6.2.    Design output:  The output signal was tested and measured by using an oscilloscope and digital multimeter. All we had to do was to observe the output on both the oscilloscope and multimeter.

6.3.Temperature/heat: The voltage rails used were big. The heat dissipated by circuit was high. However, throughout the testing and implementation the amplifier was always attached to the heat sink and the cooling fans were always on. We did not allow the heat dissipated by the amplifier to affect or circuit or output. Just to measure the amount of heat dissipated, we ran the amplifier at full load for ten minutes without the heat sink and measured its temperature, and it was 169oF. The temperature met our constraints.

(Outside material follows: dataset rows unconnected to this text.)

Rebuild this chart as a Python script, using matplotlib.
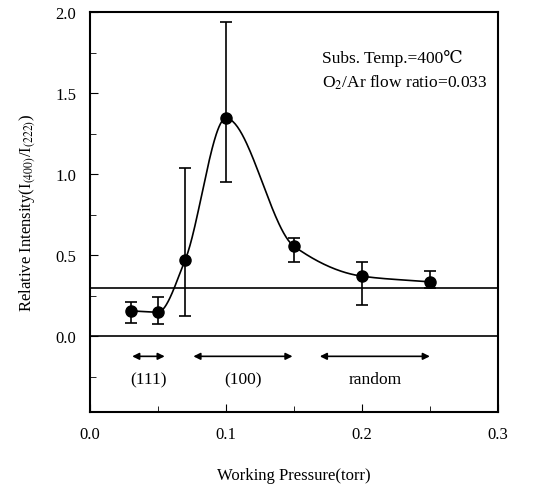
import numpy as np
import matplotlib.pyplot as plt
from matplotlib.ticker import MultipleLocator

plt.rcParams["font.family"] = ["Liberation Serif", "DejaVu Serif"]
plt.rcParams["mathtext.fontset"] = "stix"

# data
pressure = [0.03, 0.05, 0.07, 0.10, 0.15, 0.20, 0.25]
intensity = [0.156, 0.148, 0.47, 1.345, 0.555, 0.37, 0.335]
err_top = [0.21, 0.24, 1.04, 1.94, 0.605, 0.455, 0.40]
err_bottom = [0.08, 0.074, 0.125, 0.95, 0.46, 0.19, 0.295]

regions = ["(111)", "(100)", "random"]
region_start = [0.029, 0.074, 0.167]
region_end = [0.057, 0.151, 0.252]
reference_level = 0.30


def pchip(x, y, n=60):
    # monotone cubic (Fritsch-Carlson) drawn through the measured points
    x = np.asarray(x, float)
    y = np.asarray(y, float)
    h = np.diff(x)
    d = np.diff(y) / h
    m = np.zeros_like(y)
    for k in range(1, len(x) - 1):
        if d[k - 1] * d[k] > 0:
            w1 = 2 * h[k] + h[k - 1]
            w2 = h[k] + 2 * h[k - 1]
            m[k] = (w1 + w2) / (w1 / d[k - 1] + w2 / d[k])
    m[0] = d[0]
    m[-1] = d[-1]
    xs, ys = [], []
    for k in range(len(x) - 1):
        t = np.linspace(0, 1, n)
        h00 = 2 * t ** 3 - 3 * t ** 2 + 1
        h10 = t ** 3 - 2 * t ** 2 + t
        h01 = -2 * t ** 3 + 3 * t ** 2
        h11 = t ** 3 - t ** 2
        xs.append(x[k] + t * h[k])
        ys.append(h00 * y[k] + h10 * h[k] * m[k] + h01 * y[k + 1] + h11 * h[k] * m[k + 1])
    return np.concatenate(xs), np.concatenate(ys)


fig = plt.figure(figsize=(5.52, 4.89), dpi=100)
ax = fig.add_axes([0.163, 0.155, 0.739, 0.818])

cx, cy = pchip(pressure, intensity)
ax.plot(cx, cy, color="black", lw=1.2)

yerr = [np.array(intensity) - np.array(err_bottom), np.array(err_top) - np.array(intensity)]
ax.errorbar(pressure, intensity, yerr=yerr, fmt="o", color="black",
            ms=8, capsize=4, elinewidth=1.2, capthick=1.2)

ax.axhline(reference_level, color="black", lw=1.2)
ax.axhline(0.0, color="black", lw=1.2)

for name, a, b in zip(regions, region_start, region_end):
    ax.annotate("", xy=(a, -0.125), xytext=(b, -0.125),
                arrowprops=dict(arrowstyle="<|-|>", color="black", lw=1.2,
                                mutation_scale=10))
    ax.text((a + b) / 2, -0.265, name, ha="center", va="center", fontsize=12.5)

ax.text(0.171, 1.72, "Subs. Temp.=400\u2103", fontsize=12.5, va="center")
ax.text(0.171, 1.57, "O$_2$/Ar flow ratio=0.033", fontsize=12.5, va="center")

ax.set_xlim(0.0, 0.3)
ax.set_ylim(-0.47, 2.0)
ax.xaxis.set_major_locator(MultipleLocator(0.1))
ax.xaxis.set_minor_locator(MultipleLocator(0.05))
ax.yaxis.set_minor_locator(MultipleLocator(0.25))
ax.set_yticks([0.0, 0.5, 1.0, 1.5, 2.0])
ax.tick_params(which="both", direction="in", labelsize=12)
ax.tick_params(which="major", length=6, pad=10)
ax.tick_params(which="minor", length=4)
ax.xaxis.set_major_formatter(plt.FuncFormatter(lambda v, p: f"{v:.1f}"))
ax.yaxis.set_major_formatter(plt.FuncFormatter(lambda v, p: f"{v:.1f}"))
for s in ax.spines.values():
    s.set_linewidth(1.5)

ax.set_xlabel("Working Pressure(torr)", fontsize=12, labelpad=18)
ax.set_ylabel("Relative Intensity(I$_{(400)}$/I$_{(222)}$)", fontsize=12, labelpad=12)

fig.savefig("out.png", dpi=100)
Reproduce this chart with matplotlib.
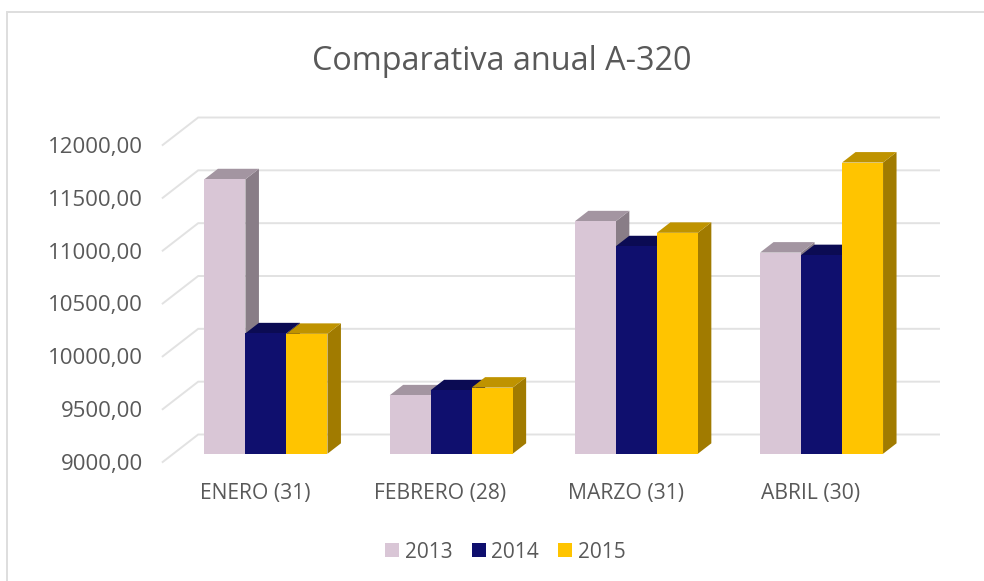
import matplotlib
matplotlib.use("Agg")
import matplotlib.pyplot as plt
from matplotlib.patches import Polygon, Patch, Rectangle

categories = ["ENERO (31)", "FEBRERO (28)", "MARZO (31)", "ABRIL (30)"]
years = ["2013", "2014", "2015"]
v2013 = [11598, 9553, 11200, 10904]
v2014 = [10140, 9601, 10964, 10880]
v2015 = [10135, 9626, 11091, 11756]
series = [v2013, v2014, v2015]
colors = ["#D9C6D6", "#0F0F6E", "#FFC400"]
yticks = [9000, 9500, 10000, 10500, 11000, 11500, 12000]
ylabels = ["9000,00", "9500,00", "10000,00", "10500,00", "11000,00", "11500,00", "12000,00"]

W, H = 984, 581
plt.rcParams["font.family"] = ["Open Sans", "DejaVu Sans"]
fig = plt.figure(figsize=(W / 100, H / 100), dpi=100)
fig.patch.set_facecolor("white")
fig.add_artist(Rectangle((6.5 / W, -0.02), 980 / W, 1 - 12 / H + 0.02, transform=fig.transFigure,
                         fc="white", ec="#DEDEDE", lw=1.4, zorder=-1))

# front plane of the oblique projection
L, R, T, B = 162.7, 903.5, 145.0, 462.0
ax = fig.add_axes([L / W, 1 - B / H, (R - L) / W, (B - T) / H])
ax.set_xlim(0, 4)
ax.set_ylim(9000, 12000)
ax.patch.set_alpha(0)
for s in ax.spines.values():
    s.set_visible(False)

DX = 35.5 * 4 / (R - L)         # full depth, x data units
DY = 27.5 * 3000 / (B - T)      # full depth, value units
z0, z1 = 0.30, 0.68             # bar front/back depth
bw = 41.0 * 4 / (R - L)

def P(x, y, z):
    return (x + DX * z, y + DY * z)

grid = "#E2E2E2"
for t in yticks:
    xs = [P(0, t, 0)[0], P(0, t, 1)[0], P(4, t, 1)[0]]
    ys = [P(0, t, 0)[1], P(0, t, 1)[1], P(4, t, 1)[1]]
    ax.plot(xs, ys, color=grid, lw=1.4, clip_on=False, zorder=1, solid_joinstyle="miter")

def shade(c, f):
    r, g, b = matplotlib.colors.to_rgb(c)
    return (r * f, g * f, b * f)

z = 2
for i in range(len(categories)):
    x0 = i + 0.5 - 1.5 * bw
    for j, vals in enumerate(series):
        xa, xb = x0 + j * bw, x0 + (j + 1) * bw
        v = vals[i]
        base = yticks[0]
        side = [P(xb, base, z0), P(xb, v, z0), P(xb, v, z1), P(xb, base, z1)]
        top = [P(xa, v, z0), P(xb, v, z0), P(xb, v, z1), P(xa, v, z1)]
        front = [P(xa, base, z0), P(xb, base, z0), P(xb, v, z0), P(xa, v, z0)]
        for pts, f in ((side, 0.63), (top, 0.75), (front, 1.0)):
            ax.add_patch(Polygon(pts, closed=True, fc=shade(colors[j], f), ec="none",
                                 clip_on=False, zorder=z))
            z += 1

txt = "#595959"
ax.set_yticks(yticks)
ax.set_yticklabels(ylabels, fontsize=16, color=txt)
ax.set_xticks([i + 0.5 for i in range(4)])
ax.set_xticklabels(categories, fontsize=15.2, color=txt)
ax.tick_params(axis="both", length=0)
ax.tick_params(axis="y", pad=14)
ax.tick_params(axis="x", pad=15)
ax.grid(False)

fig.text(502 / W, 1 - 61 / H, "Comparativa anual A-320", ha="center", va="center",
         fontsize=23.3, color=txt)

handles = [Patch(fc=c, ec="none", label=y) for c, y in zip(colors, years)]
fig.legend(handles=handles, loc="center", bbox_to_anchor=(505.5 / W, 1 - 552 / H), ncol=3,
           frameon=False, fontsize=15, labelcolor=txt, handlelength=0.67, handleheight=0.67,
           handletextpad=0.28, columnspacing=0.9)

fig.savefig("out.png", dpi=100)
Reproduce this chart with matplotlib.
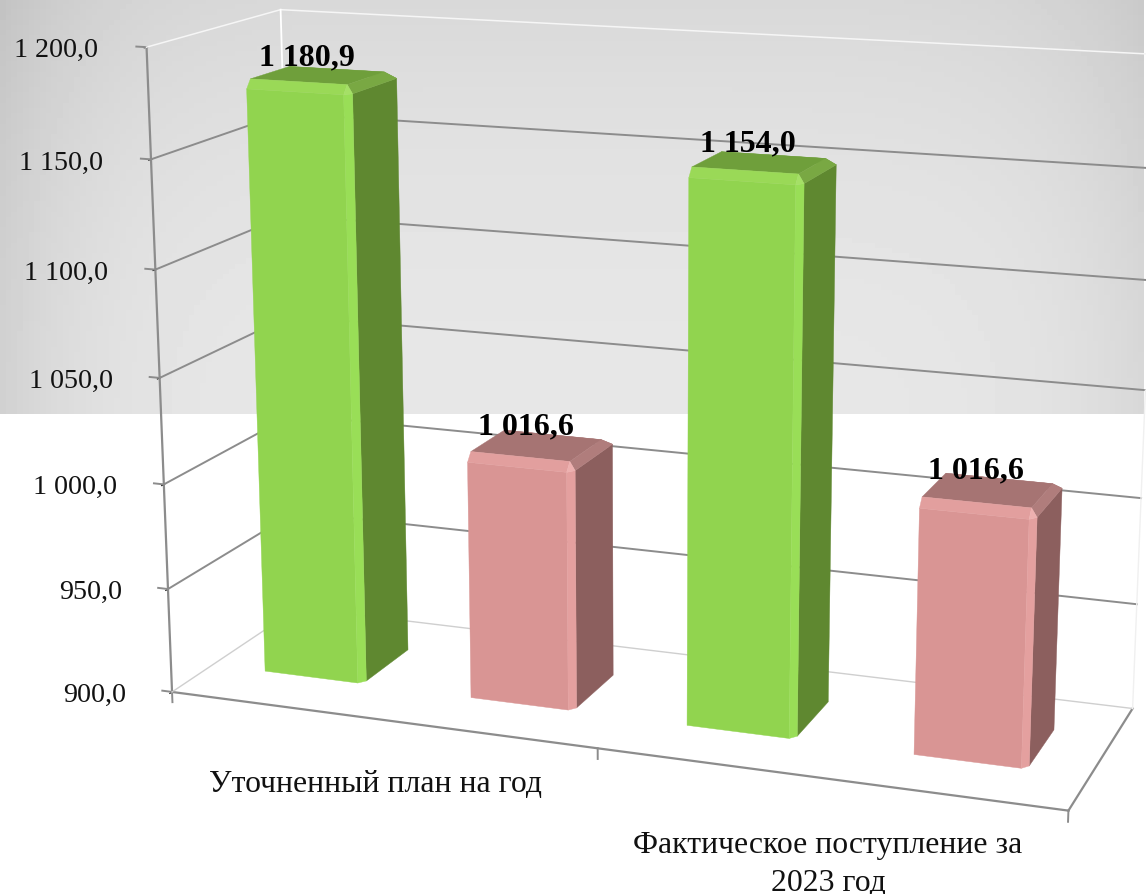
import numpy as np
import matplotlib

matplotlib.use("Agg")
import matplotlib.pyplot as plt
from matplotlib.ticker import FuncFormatter
from mpl_toolkits.mplot3d.art3d import Poly3DCollection

plt.rcParams["font.family"] = ["Liberation Serif", "DejaVu Serif"]

# data
categories = ["Уточненный план на год", "Фактическое поступление за\n2023 год"]
values = [1180.9, 1016.6, 1154.0, 1016.6]
value_labels = ["1 180,9", "1 016,6", "1 154,0", "1 016,6"]
z_ticks = [900, 950, 1000, 1050, 1100, 1150, 1200]

# bar footprint on the floor, x runs over the two categories
bar_left = [0.13, 0.63, 1.13, 1.63]
bar_width = 0.24
bar_front, bar_back = 0.31, 0.70
z_base = 900

GREEN = dict(front="#91d44f", strip="#99de57", side="#5f8830", top="#6f9f3b", back="#6f9f3b",
             bev_front="#9ad957", bev_side="#79a843", corner="#a5e066")
PINK = dict(front="#d99594", strip="#e4a09f", side="#8c5f5e", top="#a67473", back="#a67473",
            bev_front="#e29f9e", bev_side="#b07d7c", corner="#edb0af")
bar_colors = [GREEN, PINK, GREEN, PINK]
GRID = "#8c8c8c"

W, H = 1146, 895
fig = plt.figure(figsize=(W / 100, H / 100), dpi=100, facecolor="white")

# grey backdrop over the top part of the picture
bg = fig.add_axes([0, 1 - 415 / H, 1 - 2 / W, 415 / H], zorder=0)
u, v = np.meshgrid(np.linspace(0, 1, 200), np.linspace(0, 1, 80))
edge = np.where(u < 0.5, 0.085, 0.06) * np.abs(2 * u - 1) ** 6
shade = 0.905 - edge - 0.055 * v ** 2
bg.imshow(shade, cmap="gray", vmin=0, vmax=1, aspect="auto", origin="lower")
bg.axis("off")

# camera values fitted to the wall corners
elev, azim, focal = 14.37, -69.89, 0.5065
box = (1, 0.3105, 0.7107)
scale, cx, cy = 6259.1, 648.8, 385.0

ax = fig.add_axes([0, 0, 1, 1], projection="3d", computed_zorder=False, zorder=1)
ax.set_proj_type("persp", focal_length=focal)
ax.view_init(elev=elev, azim=azim)
ax.set_box_aspect(box)
x0, x1 = ax.viewLim.intervalx
y0, y1 = ax.viewLim.intervaly
ax.set_position([(cx + scale * x0) / W, (H - cy + scale * y0) / H,
                 scale * (x1 - x0) / W, scale * (y1 - y0) / H])
ax.set_xlim(0, 2)
ax.set_ylim(0, 1)
ax.set_zlim(900, 1200)
ax.patch.set_alpha(0)
ax.grid(False)
for axis in (ax.xaxis, ax.yaxis, ax.zaxis):
    axis.set_pane_color((1, 1, 1, 0))
    axis.pane.set_edgecolor("none")
    axis.line.set_color(GRID)
    axis.line.set_linewidth(1.6)
    axis.label.set_visible(False)
    axis.offsetText.set_visible(False)

ax.set_xticks([0, 1, 2])
ax.set_xticklabels([])
ax.set_yticks([])
ax.set_zticks(z_ticks)
ax.zaxis.set_major_formatter(FuncFormatter(
    lambda z, pos: f"{int(z // 1000)} {int(z % 1000):03d},0" if z >= 1000 else f"{z:.1f}".replace(".", ",")))
ax.zaxis.set_ticks_position("lower")
ax.tick_params(axis="both", width=0, color="none")
ax.tick_params(axis="z", labelsize=20.2, pad=13, colors="#111111", width=0)
for tick in ax.zaxis.get_major_ticks():
    tick.label1.set_ha("right")
    tick.label1.set_va("center_baseline")

# tick marks
for t in [0, 1, 2]:
    ax.plot([t, t], [0, 0], [900, 895], color=GRID, lw=1.4, zorder=1)
for z in z_ticks:
    ax.plot([-0.024, 0], [0, 0], [z, z], color=GRID, lw=1.4, zorder=1)

# walls: grid lines and edges
for z in z_ticks[1:-1]:
    ax.plot([0, 0, 2], [0, 1, 1], [z, z, z], color=GRID, lw=1.4, zorder=1)
ax.plot([0, 0, 2], [0, 1, 1], [900, 900, 900], color="#cfcfcf", lw=1.0, zorder=1)
ax.plot([0, 0, 2], [0, 1, 1], [1200, 1200, 1200], color="#f6f6f6", lw=1.1, zorder=1)
ax.plot([0, 0], [1, 1], [1050, 1200], color="white", lw=1.3, zorder=1)
ax.plot([0, 0], [1, 1], [900, 1050], color="#ececec", lw=1.0, zorder=1)
ax.plot([2, 2], [1, 1], [900, 1050], color="#f0f0f0", lw=1.0, zorder=1)


def bevel_polys(xa, xb, ya, yb, za, zb):
    # box with chamfered edges, only the faces the camera sees
    bx, by, bz = 0.012, 0.03, 4.0
    xm, ym, zm = xb - bx, ya + by, zb - bz
    yt, zk = yb - 0.06, zb - 4.0
    return {
        "front": [(xa, ya, za), (xm, ya, za), (xm, ya, zm), (xa, ya, zm)],
        "strip": [(xm, ya, za), (xb, ym, za), (xb, ym, zm), (xm, ya, zm)],
        "side": [(xb, ym, za), (xb, yb, za), (xb, yb, zk), (xb, ym, zm)],
        "bev_front": [(xa, ya, zm), (xm, ya, zm), (xm, ym, zb), (xa, ym, zb)],
        "bev_side": [(xb, ym, zm), (xb, yb, zk), (xm, yt, zb), (xm, ym, zb)],
        "corner": [(xm, ya, zm), (xb, ym, zm), (xm, ym, zb)],
        "top": [(xa, ym, zb), (xm, ym, zb), (xm, yt, zb), (xa, yt, zb)],
        "back": [(xa, yt, zb), (xm, yt, zb), (xb, yb, zk), (xa, yb, zk)],
    }


for i, (left, val, cols) in enumerate(zip(bar_left, values, bar_colors)):
    polys = bevel_polys(left, left + bar_width, bar_front, bar_back, z_base, val)
    names = list(polys)
    coll = Poly3DCollection([polys[n] for n in names], facecolors=[cols[n] for n in names],
                            edgecolors=[cols[n] for n in names], linewidths=0.3, zorder=3 + i)
    ax.add_collection3d(coll)
    ax.text(left + bar_width / 2 - 0.035, (bar_front + bar_back) / 2, val + 8, value_labels[i],
            ha="center", va="center", fontsize=23, fontweight="bold", color="black", zorder=10)

ax.text(0.486, 0, 868.5, categories[0], ha="center", va="center", fontsize=22.9, color="#111111")
ax.text(1.505, 0, 861, categories[1], ha="center", va="center", fontsize=22.9, color="#111111",
        linespacing=1.38)

fig.savefig("out.png", dpi=100)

6.4.     Harmonic distortion:  The harmonic distortion of the circuit   

was tested only in our Pspice simulation. Our target of 0.1 %  (THD) was met on the schematic level. However, we could not physically measure the THD of our amplifier because we did not have the equipment to measure it.


Frequency response:  The frequency response of the amplifier was measured manually. When the amplifier was in operation we varied the frequency from about 1Hz to 10kHz and calculated the gain. A graph of the gain vs. frequency was plotted to show the type of frequency response we were getting from the amplifier. We had a flat response from  .95Hz to 9.5kHz.